Admittedly though, you wouldn't have the joy of savoring any kind of thing
like the combination of feverish backpeddling and the
kicking-out-of-the-old-bedfellows that Fukiyama seems to have immersed
himself into recently.
Which isn't to say that I think either the above should be exempt from the
same thing (especially Hayek, and especially after Thatcherism).
>From: Paul Mackin <paul.mackin at verizon.net>
>To: pynchon-l at waste.org
>Subject: Re: Pynchon, Rand, school reading lists
>Date: Mon, 27 Mar 2006 13:14:37 -0500
>
>
>On Mar 27, 2006, at 12:39 PM, jd wrote:
>
>>http://www.aynrand.org/site/PageServer? pagename=education_contests_atlas
>>
>>This is my only motivation to read Atlast Shrugged. I get the feeling
>>that anything I would write on it would be so cynical about its
>>message that I wouldn't stand a chance but I haven't read it yet so
>>therefore can't state that for certain.
>
>
>A tack you might take would be a comparative study of Rand and some other
>prominent conservative thinker. E.g., Francis Fukuyama's Hegelian approach
>to the Ideal society is much in the news these days.
>
>Many interesting contrasts between them.
>
>Rand might be considered an anarchist, while FF deplores the idea of
>anarchy.
>
>Rand would find the excitement of the struggle to excel an end in itself.

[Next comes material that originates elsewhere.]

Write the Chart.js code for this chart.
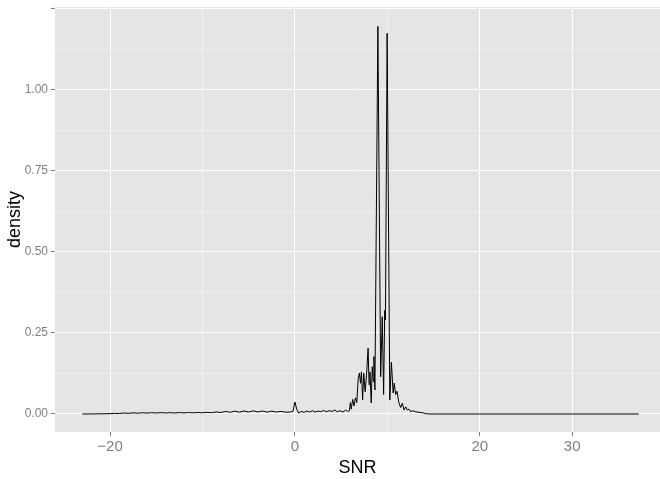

>FF thinks that the end of History constitutes a very boring (though of
>course ideal) existence.
>
>We probably can't surmise as to how Rand might feel about the Iraq war.
>FF is against.
>
>Or similarities. Both thinkers had/have quite negative views of religion.
>Rand called herself a convinced atheist, but not a militant one.